1.  We ask:  What (or who) is presently mastering me?  What is it that I am wanting most and why? 

In counseling, I often get to this by asking the counselee, “If I gave you a magic wand, what would you change about your present situation?”  The responses I get are almost always very good “goods”–a better marriage, a spouse, a better/easier job, a second chance, justice to be done, etc.  From there I usually begin by pointing out how controlling these desires are in the counselee’s life:  “As long as you want X, X functionally owns you; you have given it great power.  Why?  Do you want it to have that much control?”

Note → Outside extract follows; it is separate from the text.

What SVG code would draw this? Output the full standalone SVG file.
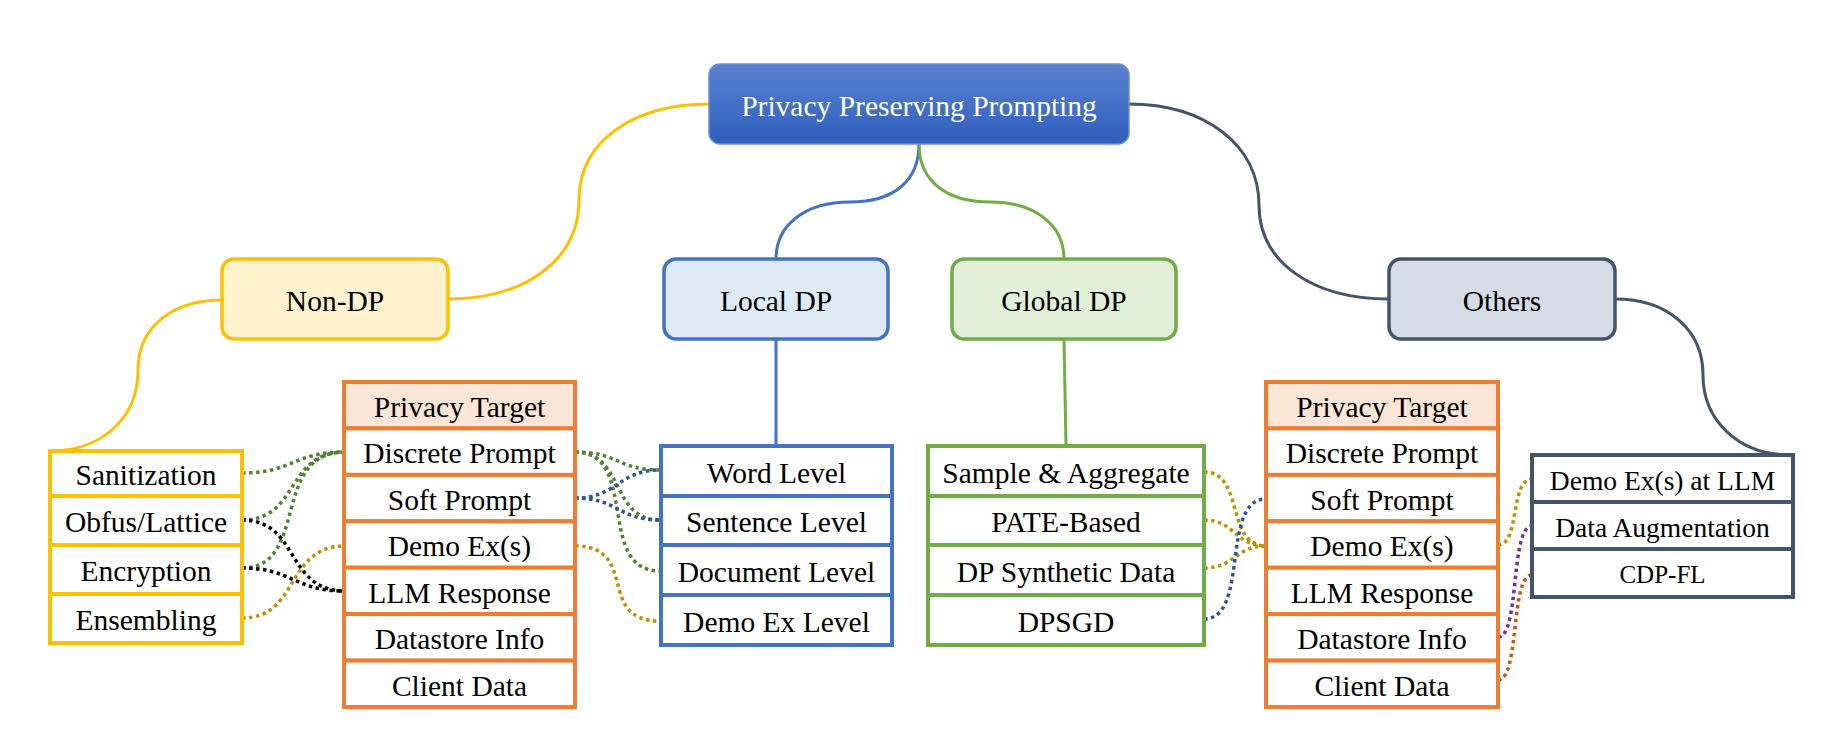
<svg xmlns="http://www.w3.org/2000/svg" width="1830" height="734" viewBox="0 0 1830 734">
<defs>
<linearGradient id="rootGrad" x1="0" y1="0" x2="0" y2="1">
<stop offset="0" stop-color="#5B82D0"/>
<stop offset="1" stop-color="#2E5FBD"/>
</linearGradient>
<style>
text{font-family:"Liberation Serif","Times New Roman",serif;font-size:29.5px;fill:#000;text-anchor:middle}
.t27{font-size:27.5px}
.t25{font-size:25px}
.rootT{fill:#fff}
.l2{stroke-width:3.5}
.cell{fill:#fff;stroke-width:4}
.y{stroke:#FFC000}
.o{stroke:#ED7D31}
.b{stroke:#4472C4}
.g{stroke:#70AD47}
.d{stroke:#44546A}
.main{fill:none;stroke-width:3}
.dot{fill:none;stroke-width:3.5;stroke-dasharray:3.5 3.5}
.cg{stroke:#548235}
.cb{stroke:#2F5597}
.cy{stroke:#BF9000}
.ck{stroke:#000}
.cp{stroke:#7030A0}
.co{stroke:#C55A11}
</style>
</defs>
<rect width="1830" height="734" fill="#fff"/>

<g id="connectors">
<path class="main y" d="M709,104 C635,104 579,140 579,200 C579,260 525,299 448,299"/>
<path class="main b" d="M919,144 C919,180 895,202 850,202 C805,202 776,225 776,259"/>
<path class="main g" d="M919,144 C919,180 945,202 990,202 C1035,202 1064,225 1064,259"/>
<path class="main d" d="M1129,104 C1205,104 1259,145 1259,205 C1259,262 1312,299 1389,299"/>
<path class="main d" d="M1615,299 C1668,299 1703,330 1703,375 C1703,420 1738,455 1790,455"/>
<path class="main y" d="M222,300 C175,300 138,325 138,370 C138,420 100,451 50,451"/>
<path class="main b" d="M776,339 L776,446"/>
<path class="main g" d="M1064,339 L1066,446"/>

<path class="dot cg" d="M242,473 C293,473 293,452 345,452"/>
<path class="dot cg" d="M242,520 C300,520 285,452 345,452"/>
<path class="dot cg" d="M242,568 C310,568 270,452 345,452"/>
<path class="dot ck" d="M242,520 C300,520 285,591 345,591"/>
<path class="dot ck" d="M242,568 C293,568 293,591 345,591"/>
<path class="dot cy" d="M242,618 C300,618 285,546 345,546"/>

<path class="dot cg" d="M575,452 C618,452 618,470 660,470"/>
<path class="dot cg" d="M575,452 C625,452 610,520 660,520"/>
<path class="dot cg" d="M575,452 C640,452 595,571 660,571"/>
<path class="dot cb" d="M575,498 C618,498 618,470 660,470"/>
<path class="dot cb" d="M575,498 C618,498 618,520 660,520"/>
<path class="dot cy" d="M575,546 C640,546 595,621 660,621"/>

<path class="dot cy" d="M1204,472 C1245,472 1225,546 1266,546"/>
<path class="dot cy" d="M1204,520 C1235,520 1235,546 1266,546"/>
<path class="dot cy" d="M1204,568 C1235,568 1235,546 1266,546"/>
<path class="dot cb" d="M1204,619 C1250,619 1220,499 1266,499"/>

<path class="dot cy" d="M1498,545 C1520,545 1510,479 1532,479"/>
<path class="dot cp" d="M1498,637 C1520,637 1510,526 1532,526"/>
<path class="dot co" d="M1498,680 C1520,680 1510,575 1532,575"/>
</g>

<g id="root">
<rect x="709" y="64" width="420" height="80" rx="11" fill="url(#rootGrad)" stroke="#6A8FD6" stroke-width="1.5"/>
<text class="rootT" x="919" y="116">Privacy Preserving Prompting</text>
</g>

<g id="non-dp">
<rect class="l2 y" x="222" y="259" width="226" height="80" rx="12" fill="#FFF2CC"/>
<text x="335" y="311">Non-DP</text>
</g>
<g id="local-dp">
<rect class="l2 b" x="664" y="259" width="224" height="80" rx="12" fill="#DEEBF7"/>
<text x="776" y="311">Local DP</text>
</g>
<g id="global-dp">
<rect class="l2 g" x="952" y="259" width="224" height="80" rx="12" fill="#E2F0D9"/>
<text x="1064" y="311">Global DP</text>
</g>
<g id="others">
<rect class="l2 d" x="1389" y="259" width="226" height="80" rx="12" fill="#D6DCE5"/>
<text x="1502" y="311">Others</text>
</g>

<g id="nondp-methods">
<rect class="cell y" x="50" y="451" width="192" height="45"/>
<rect class="cell y" x="50" y="496" width="192" height="49"/>
<rect class="cell y" x="50" y="545" width="192" height="49"/>
<rect class="cell y" x="50" y="594" width="192" height="49"/>
<text x="146" y="485">Sanitization</text>
<text x="146" y="532">Obfus/Lattice</text>
<text x="146" y="581">Encryption</text>
<text x="146" y="630">Ensembling</text>
</g>

<g id="privacy-target-left">
<rect class="cell o" x="344" y="382" width="231" height="46.4" style="fill:#FBE5D6"/>
<rect class="cell o" x="344" y="428.4" width="231" height="46.5"/>
<rect class="cell o" x="344" y="474.9" width="231" height="46.4"/>
<rect class="cell o" x="344" y="521.3" width="231" height="46.4"/>
<rect class="cell o" x="344" y="567.7" width="231" height="46.4"/>
<rect class="cell o" x="344" y="614.1" width="231" height="46.5"/>
<rect class="cell o" x="344" y="660.6" width="231" height="46.4"/>
<text x="459.5" y="416.5">Privacy Target</text>
<text x="459.5" y="463">Discrete Prompt</text>
<text x="459.5" y="509.5">Soft Prompt</text>
<text x="459.5" y="556">Demo Ex(s)</text>
<text x="459.5" y="602.5">LLM Response</text>
<text x="459.5" y="649">Datastore Info</text>
<text x="459.5" y="695.5">Client Data</text>
</g>

<g id="localdp-methods">
<rect class="cell b" x="661" y="446" width="231" height="50"/>
<rect class="cell b" x="661" y="496" width="231" height="49"/>
<rect class="cell b" x="661" y="545" width="231" height="50"/>
<rect class="cell b" x="661" y="595" width="231" height="50"/>
<text x="776.5" y="482.5">Word Level</text>
<text x="776.5" y="532">Sentence Level</text>
<text x="776.5" y="581.5">Document Level</text>
<text x="776.5" y="631.5">Demo Ex Level</text>
</g>

<g id="globaldp-methods">
<rect class="cell g" x="928" y="446" width="276" height="50"/>
<rect class="cell g" x="928" y="496" width="276" height="49"/>
<rect class="cell g" x="928" y="545" width="276" height="50"/>
<rect class="cell g" x="928" y="595" width="276" height="50"/>
<text x="1066" y="482.5">Sample &amp; Aggregate</text>
<text x="1066" y="532">PATE-Based</text>
<text x="1066" y="581.5">DP Synthetic Data</text>
<text x="1066" y="631.5">DPSGD</text>
</g>

<g id="privacy-target-right">
<rect class="cell o" x="1266" y="382" width="232" height="46.4" style="fill:#FBE5D6"/>
<rect class="cell o" x="1266" y="428.4" width="232" height="46.5"/>
<rect class="cell o" x="1266" y="474.9" width="232" height="46.4"/>
<rect class="cell o" x="1266" y="521.3" width="232" height="46.4"/>
<rect class="cell o" x="1266" y="567.7" width="232" height="46.4"/>
<rect class="cell o" x="1266" y="614.1" width="232" height="46.5"/>
<rect class="cell o" x="1266" y="660.6" width="232" height="46.4"/>
<text x="1382" y="416.5">Privacy Target</text>
<text x="1382" y="463">Discrete Prompt</text>
<text x="1382" y="509.5">Soft Prompt</text>
<text x="1382" y="556">Demo Ex(s)</text>
<text x="1382" y="602.5">LLM Response</text>
<text x="1382" y="649">Datastore Info</text>
<text x="1382" y="695.5">Client Data</text>
</g>

<g id="others-methods">
<rect class="cell d" x="1532" y="455" width="261" height="47"/>
<rect class="cell d" x="1532" y="502" width="261" height="47"/>
<rect class="cell d" x="1532" y="549" width="261" height="48"/>
<text class="t27" x="1662.5" y="489.5">Demo Ex(s) at LLM</text>
<text class="t27" x="1662.5" y="536.5">Data Augmentation</text>
<text class="t25" x="1662.5" y="582.5">CDP-FL</text>
</g>
</svg>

I then attempt to “deconstruct” the very good “goods” by showing their limitations, by showing that they were never designed to meet the expectations that the counselee has placed upon them, that in truth the counselee is seeking the ever-illusive pot of gold at the end of the very “good” rainbow:  “You think X holds out to the promise of Y.  But does it?  Who says it does, and why do you trust them?”

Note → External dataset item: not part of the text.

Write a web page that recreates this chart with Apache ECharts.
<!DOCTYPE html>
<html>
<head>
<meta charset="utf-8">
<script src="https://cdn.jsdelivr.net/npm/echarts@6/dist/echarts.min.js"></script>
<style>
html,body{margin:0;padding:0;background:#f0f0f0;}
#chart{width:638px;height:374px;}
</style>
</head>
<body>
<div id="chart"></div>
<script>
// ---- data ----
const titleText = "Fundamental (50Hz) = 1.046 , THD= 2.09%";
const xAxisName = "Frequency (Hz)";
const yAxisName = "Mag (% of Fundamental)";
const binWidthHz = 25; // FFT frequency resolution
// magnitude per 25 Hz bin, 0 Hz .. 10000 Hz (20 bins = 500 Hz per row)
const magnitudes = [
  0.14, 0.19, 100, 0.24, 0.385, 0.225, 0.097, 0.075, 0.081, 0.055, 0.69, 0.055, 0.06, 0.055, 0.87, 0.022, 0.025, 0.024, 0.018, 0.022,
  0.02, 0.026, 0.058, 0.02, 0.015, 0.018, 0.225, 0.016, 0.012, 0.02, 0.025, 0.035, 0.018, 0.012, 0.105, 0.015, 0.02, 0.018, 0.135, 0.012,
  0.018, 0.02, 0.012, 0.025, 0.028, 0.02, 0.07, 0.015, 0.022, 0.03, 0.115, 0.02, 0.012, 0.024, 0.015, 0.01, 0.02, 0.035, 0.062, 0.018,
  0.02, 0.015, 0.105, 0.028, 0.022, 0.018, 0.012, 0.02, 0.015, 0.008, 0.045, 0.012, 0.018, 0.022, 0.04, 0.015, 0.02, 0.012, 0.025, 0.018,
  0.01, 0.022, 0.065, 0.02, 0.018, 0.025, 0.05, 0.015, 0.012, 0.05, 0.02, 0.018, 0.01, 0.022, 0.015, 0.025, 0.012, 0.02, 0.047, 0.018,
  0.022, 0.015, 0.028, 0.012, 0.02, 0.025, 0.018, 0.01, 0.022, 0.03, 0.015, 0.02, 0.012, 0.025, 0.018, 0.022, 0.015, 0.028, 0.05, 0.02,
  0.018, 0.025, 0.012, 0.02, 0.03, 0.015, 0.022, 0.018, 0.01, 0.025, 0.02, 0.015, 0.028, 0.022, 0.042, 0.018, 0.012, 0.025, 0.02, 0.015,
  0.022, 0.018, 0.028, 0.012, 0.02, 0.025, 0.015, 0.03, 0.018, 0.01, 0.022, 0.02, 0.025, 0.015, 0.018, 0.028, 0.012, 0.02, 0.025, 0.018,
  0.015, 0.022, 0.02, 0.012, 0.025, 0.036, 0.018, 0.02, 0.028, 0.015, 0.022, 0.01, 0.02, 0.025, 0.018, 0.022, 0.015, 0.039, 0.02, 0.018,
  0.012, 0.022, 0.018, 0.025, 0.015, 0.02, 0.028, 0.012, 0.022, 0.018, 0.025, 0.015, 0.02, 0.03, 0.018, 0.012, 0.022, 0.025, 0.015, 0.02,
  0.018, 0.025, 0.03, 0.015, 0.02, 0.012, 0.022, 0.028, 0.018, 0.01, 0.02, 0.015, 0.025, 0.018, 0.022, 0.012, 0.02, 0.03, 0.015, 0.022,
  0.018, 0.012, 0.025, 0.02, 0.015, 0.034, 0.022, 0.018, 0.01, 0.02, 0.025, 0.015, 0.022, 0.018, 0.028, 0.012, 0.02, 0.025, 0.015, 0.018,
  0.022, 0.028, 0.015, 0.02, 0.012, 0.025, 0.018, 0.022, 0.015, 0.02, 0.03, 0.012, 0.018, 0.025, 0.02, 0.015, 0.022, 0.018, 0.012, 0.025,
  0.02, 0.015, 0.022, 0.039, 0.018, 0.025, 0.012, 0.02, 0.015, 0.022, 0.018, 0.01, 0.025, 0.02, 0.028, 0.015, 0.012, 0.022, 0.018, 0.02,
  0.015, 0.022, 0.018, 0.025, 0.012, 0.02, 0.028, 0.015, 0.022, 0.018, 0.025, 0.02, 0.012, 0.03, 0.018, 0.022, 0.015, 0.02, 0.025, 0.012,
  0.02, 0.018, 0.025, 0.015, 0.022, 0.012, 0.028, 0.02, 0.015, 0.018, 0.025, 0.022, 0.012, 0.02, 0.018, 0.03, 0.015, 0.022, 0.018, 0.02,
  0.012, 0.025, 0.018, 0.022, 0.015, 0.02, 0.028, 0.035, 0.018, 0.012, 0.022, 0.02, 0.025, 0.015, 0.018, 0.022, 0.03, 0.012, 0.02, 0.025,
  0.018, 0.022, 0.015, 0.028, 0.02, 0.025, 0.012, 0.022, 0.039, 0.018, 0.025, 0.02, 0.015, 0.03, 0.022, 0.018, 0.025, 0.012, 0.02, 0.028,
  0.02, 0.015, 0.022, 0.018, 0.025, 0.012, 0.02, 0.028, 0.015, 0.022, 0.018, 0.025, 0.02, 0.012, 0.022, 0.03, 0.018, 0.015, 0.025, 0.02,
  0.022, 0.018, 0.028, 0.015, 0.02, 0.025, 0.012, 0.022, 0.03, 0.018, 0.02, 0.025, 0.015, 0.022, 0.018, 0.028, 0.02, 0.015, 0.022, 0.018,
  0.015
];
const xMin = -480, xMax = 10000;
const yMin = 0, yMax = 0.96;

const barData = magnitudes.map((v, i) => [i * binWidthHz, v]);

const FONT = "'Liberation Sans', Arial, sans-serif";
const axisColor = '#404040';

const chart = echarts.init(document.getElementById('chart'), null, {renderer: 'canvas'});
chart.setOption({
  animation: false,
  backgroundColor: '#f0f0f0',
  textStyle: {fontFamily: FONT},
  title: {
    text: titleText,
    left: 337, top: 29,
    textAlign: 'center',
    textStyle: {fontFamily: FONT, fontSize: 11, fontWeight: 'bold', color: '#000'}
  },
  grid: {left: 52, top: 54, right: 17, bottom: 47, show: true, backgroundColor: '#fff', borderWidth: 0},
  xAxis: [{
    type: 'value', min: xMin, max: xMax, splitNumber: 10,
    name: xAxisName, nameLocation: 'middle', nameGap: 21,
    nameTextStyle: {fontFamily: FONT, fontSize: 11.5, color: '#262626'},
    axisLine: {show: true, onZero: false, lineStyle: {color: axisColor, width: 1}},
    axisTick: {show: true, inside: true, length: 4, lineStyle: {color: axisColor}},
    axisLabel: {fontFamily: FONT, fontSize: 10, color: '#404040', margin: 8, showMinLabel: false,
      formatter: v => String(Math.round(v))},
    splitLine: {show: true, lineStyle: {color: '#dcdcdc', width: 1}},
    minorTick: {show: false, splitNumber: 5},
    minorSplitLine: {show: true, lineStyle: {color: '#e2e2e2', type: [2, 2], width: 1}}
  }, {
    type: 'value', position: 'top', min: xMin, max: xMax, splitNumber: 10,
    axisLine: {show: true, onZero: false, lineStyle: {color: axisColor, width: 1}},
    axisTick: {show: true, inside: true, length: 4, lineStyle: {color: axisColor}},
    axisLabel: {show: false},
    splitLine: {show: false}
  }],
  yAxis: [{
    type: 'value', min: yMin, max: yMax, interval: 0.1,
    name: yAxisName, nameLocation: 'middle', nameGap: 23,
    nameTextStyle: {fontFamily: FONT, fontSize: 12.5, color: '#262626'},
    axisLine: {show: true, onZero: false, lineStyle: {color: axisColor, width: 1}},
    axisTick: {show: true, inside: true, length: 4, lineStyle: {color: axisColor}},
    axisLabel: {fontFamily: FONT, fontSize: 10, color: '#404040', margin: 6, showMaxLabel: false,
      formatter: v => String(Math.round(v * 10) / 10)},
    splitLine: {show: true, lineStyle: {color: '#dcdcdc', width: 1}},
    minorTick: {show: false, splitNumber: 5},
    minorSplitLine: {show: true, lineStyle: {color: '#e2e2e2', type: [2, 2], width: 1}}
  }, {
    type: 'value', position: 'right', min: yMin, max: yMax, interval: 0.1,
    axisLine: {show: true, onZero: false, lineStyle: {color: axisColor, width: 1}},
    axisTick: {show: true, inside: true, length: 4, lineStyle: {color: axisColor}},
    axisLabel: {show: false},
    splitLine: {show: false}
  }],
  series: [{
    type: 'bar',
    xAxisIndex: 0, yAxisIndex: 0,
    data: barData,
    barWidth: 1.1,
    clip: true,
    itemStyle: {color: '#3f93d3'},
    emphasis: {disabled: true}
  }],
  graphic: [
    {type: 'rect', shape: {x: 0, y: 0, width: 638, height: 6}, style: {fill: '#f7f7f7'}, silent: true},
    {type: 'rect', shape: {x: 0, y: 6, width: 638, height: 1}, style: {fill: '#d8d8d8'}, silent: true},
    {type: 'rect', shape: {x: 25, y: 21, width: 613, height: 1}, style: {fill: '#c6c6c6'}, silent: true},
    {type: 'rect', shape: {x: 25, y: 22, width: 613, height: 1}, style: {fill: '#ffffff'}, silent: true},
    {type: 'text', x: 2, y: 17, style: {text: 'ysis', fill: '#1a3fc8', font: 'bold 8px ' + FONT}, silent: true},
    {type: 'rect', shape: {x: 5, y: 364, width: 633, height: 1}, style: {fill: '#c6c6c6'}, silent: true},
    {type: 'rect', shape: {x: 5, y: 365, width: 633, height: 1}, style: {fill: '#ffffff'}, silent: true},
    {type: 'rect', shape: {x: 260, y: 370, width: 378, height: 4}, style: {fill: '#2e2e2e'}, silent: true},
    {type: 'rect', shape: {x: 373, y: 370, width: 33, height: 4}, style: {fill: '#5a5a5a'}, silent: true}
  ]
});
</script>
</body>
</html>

This first question is a negative question–i.e., one that seeks to deconstruct and expose.  The second question is positive and seeks to replace and supplant old, deceptive desires with new, worthwhile desires:

2.  We ask:  Who (or what) is worthy of being my master?

That is, who is worthy of my allegiance?

For me, the answer to this question is found at the intersection of two related questions.  First, who has the most power?  And, second, who is the most loving?

In the Old Testament, King David maintains that the answer to both of these is Israel’s God.  He first warns against letting riches master you and then declares his confidence in the power and love of Yahweh:

“…if your resources increase, do not give your heart to them [i.e., do not let them master you].
One thing God has spoken; two things I have heard:
that to God belongs power,
and that to you, O Lord, belongs unfailing love.” (Ps. 62)

Similarly, in the New Testament, the Roman centurion recognized in a Jesus both a power (“authority”), a power that He wields as an instrument of love, so that he humbly but confidently asks Jesus to heal his ailing servant.  Agreeing to this, Jesus sets out for the centurion’s house.  But he is met by servants who convey a message that reveals the centurion’s humility and confidence in Jesus’ love and power:

“Lord, don’t trouble yourself, for I do not deserve to have you come under my roof.  That is why I did not even consider myself worthy to come to you. But just say the word, and my servant will be healed.”

This “unclean” agent of foreign domination grasped that he was unclean, that Jesus’ entrance into his home would make him unclean, but he had complete confidence in Jesus’ power and love:  “Just say the word.”

The centurion’s faith made an impact on Jesus:  he was amazed.  (I love that.)

Who is worthy of our allegiance more than Jesus?